Add fingerprint impedance to optics for best biometrics spoof detection — researchers
 

Electrical impedance would seem to be a solid fingerprint biometric method of identity verification, and for the most part, it is. But a team of researchers has found that for the most secure results, it has to be paired with optical scans.

German scientists tested dozens of ways of spoofing fingerprint readers and learned that electrical conductivity — how electricity flows through a material — is almost unbeatable as a measure of authenticity when judging dozens of attack materials.

Making fingerprints, the workhorse of biometrics, more competitive among more complex systems like face and gait biometrics is an ongoing endeavor in the industry, with presentation attack detection (PAD) among the main areas of research.

Their Jenetric capture device acquired a dataset of 757 bona fide presentations and 915 attack presentations from 42 presentation attack instruments, or substances.

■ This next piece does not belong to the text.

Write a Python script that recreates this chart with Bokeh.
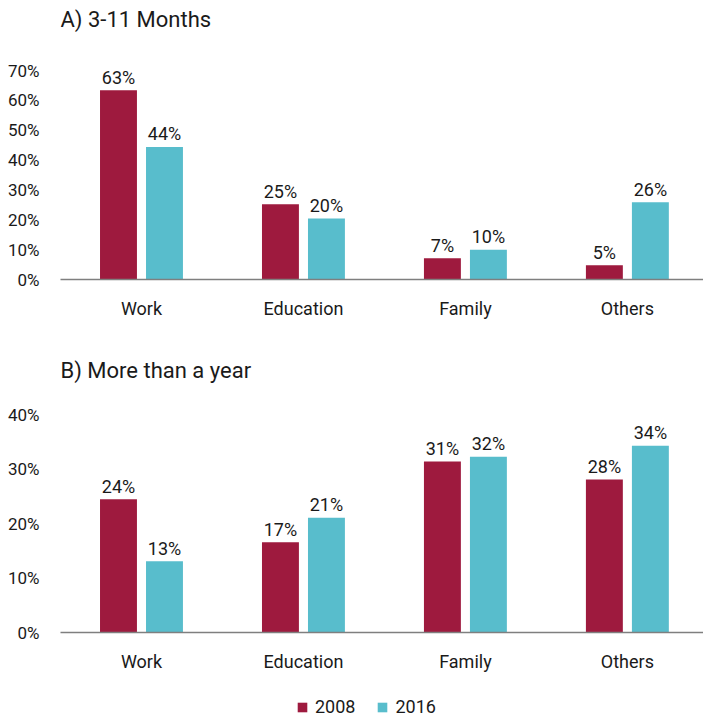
from bokeh.plotting import figure
from bokeh.models import Range1d, FixedTicker, NumeralTickFormatter, ColumnDataSource, Legend, LegendItem, Label
from bokeh.layouts import column
from bokeh.embed import file_html
from bokeh.resources import INLINE

categories = ["Work", "Education", "Family", "Others"]
years = ["2008", "2016"]
a_title = "A) 3-11 Months"
b_title = "B) More than a year"
a_2008 = [0.634, 0.252, 0.071, 0.048]
a_2016 = [0.444, 0.204, 0.100, 0.259]
b_2008 = [0.245, 0.166, 0.314, 0.281]
b_2016 = [0.131, 0.211, 0.323, 0.343]
a_ticks = [0.0, 0.1, 0.2, 0.3, 0.4, 0.5, 0.6, 0.7]
b_ticks = [0.0, 0.1, 0.2, 0.3, 0.4]

C08 = "#9E1A3E"
C16 = "#58BDCC"
FONT = "Roboto"
TXT = "#1a1a1a"
BAR_W = 0.228
OFF = 0.142
FRAME_W = 643
LEFT = 60


def make_panel(v08, v16, ticks, y_end, frame_h, top_border, bottom_border, title=None,
               standoff=0):
    kw = dict(title=title) if title else {}
    p = figure(frame_width=FRAME_W, frame_height=frame_h, x_range=Range1d(0, 3.97),
               y_range=Range1d(0, y_end), output_backend="svg", toolbar_location=None,
               min_border_left=LEFT, min_border_right=0, min_border_top=top_border,
               min_border_bottom=bottom_border, **kw)
    if title:
        p.title.text_font = FONT
        p.title.text_font_size = "22px"
        p.title.text_font_style = "normal"
        p.title.text_color = TXT
        p.title.align = "left"
        p.title.vertical_align = "bottom"
        p.title.standoff = standoff
    p.outline_line_color = None
    p.grid.visible = False

    xs = [i + 0.5 for i in range(len(categories))]
    for vals, off, col in ((v08, -OFF, C08), (v16, OFF, C16)):
        src = ColumnDataSource(dict(x=[x + off for x in xs], top=vals,
                                    lab=["%d%%" % round(v * 100) for v in vals]))
        p.vbar(x="x", top="top", width=BAR_W, bottom=0, source=src,
               fill_color=col, line_color=None)
        p.text(x="x", y="top", text="lab", source=src, text_align="center",
               text_baseline="alphabetic", y_offset=-13, text_font_size="18px",
               text_font={"value": FONT}, text_color=TXT)

    p.xaxis.ticker = FixedTicker(ticks=xs)
    p.xaxis.major_label_overrides = {x: c for x, c in zip(xs, categories)}
    p.xaxis.axis_line_color = "#7f7f7f"
    p.xaxis.axis_line_width = 1.3
    p.xaxis.major_tick_line_color = None
    p.xaxis.minor_tick_line_color = None
    p.xaxis.major_label_standoff = 12
    p.xaxis.major_label_text_font = FONT
    p.xaxis.major_label_text_font_size = "18px"
    p.xaxis.major_label_text_color = TXT

    p.yaxis.ticker = FixedTicker(ticks=ticks)
    p.yaxis.formatter = NumeralTickFormatter(format="0%")
    p.yaxis.axis_line_color = None
    p.yaxis.major_tick_line_color = None
    p.yaxis.minor_tick_line_color = None
    p.yaxis.major_label_standoff = 15
    p.yaxis.major_label_text_font = FONT
    p.yaxis.major_label_text_font_size = "17px"
    p.yaxis.major_label_text_color = TXT
    return p


# Panel A: frame reaches the top of the page, title drawn inside it
A_TOP = 0.7 * 279 / 209
pa = make_panel(a_2008, a_2016, a_ticks, A_TOP, 279, 0, 0)
pa.add_layout(Label(x=0, y=A_TOP, y_offset=-19, text=a_title, text_font=FONT,
                    text_font_size="22px", text_color=TXT, text_baseline="middle",
                    text_align="left"))

pb = make_panel(b_2008, b_2016, b_ticks, 0.4355, 237, 74, 50, title=b_title, standoff=26)

# legend strip
pl = figure(frame_width=FRAME_W, frame_height=36, x_range=Range1d(0, 1), y_range=Range1d(0, 1),
            output_backend="svg", toolbar_location=None, x_axis_type=None, y_axis_type=None,
            min_border_left=LEFT, min_border_right=0, min_border_top=0, min_border_bottom=0)
pl.outline_line_color = None
pl.grid.visible = False
items = []
for yr, col in zip(years, (C08, C16)):
    # zero-height proxy renderer used only for the legend swatch
    r = pl.vbar(x=[0.5], top=[0], bottom=[0], width=0.0, fill_color=col, line_color=None)
    items.append(LegendItem(label=yr, renderers=[r]))
lg = Legend(items=items, orientation="horizontal", location=(236, 1))
lg.glyph_width = 12
lg.glyph_height = 12
lg.label_standoff = 7
lg.spacing = 21
lg.padding = 0
lg.margin = 0
lg.border_line_color = None
lg.background_fill_alpha = 0
lg.label_text_font = FONT
lg.label_text_font_size = "18px"
lg.label_text_color = TXT
lg.label_height = 20
pl.add_layout(lg, "center")

layout = column(pa, pb, pl)
open("out.html", "w").write(file_html(layout, INLINE))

An algorithm was trained and evaluated on the set.

Forty-one of 42 instruments used to fool scanners programmed to make real-time decisions were detected even if they were unknown to a classifier, according to the researchers. The team included scientists from the Biometrics and Internet Security Research Group and the German Federal Office of Information Security.

Spoofing materials included hot glue, latex, Play-Doh modeling compound, Ecoflex rubber, Gelefix Skin makeup and Silly Putty polymer toy material. (Not tested: grisly cadaver parts.)

The 42nd material was gelatin, which, like skin, is inherently conductive. Optical sensors pick up the difference between skin and gelatin, however, and the researchers recommend devices that combine both techniques.

Optical scanners can be paired with other techniques such as pulse detection and multi-spectral illumination, but impedance can be a more practical option in terms of device footprint, the researchers found.

A flaw in the researchers’ efforts, only brushed in their report, is the growing unease with having to touch something to confirm identities. The industry might move away from systems measuring impedance.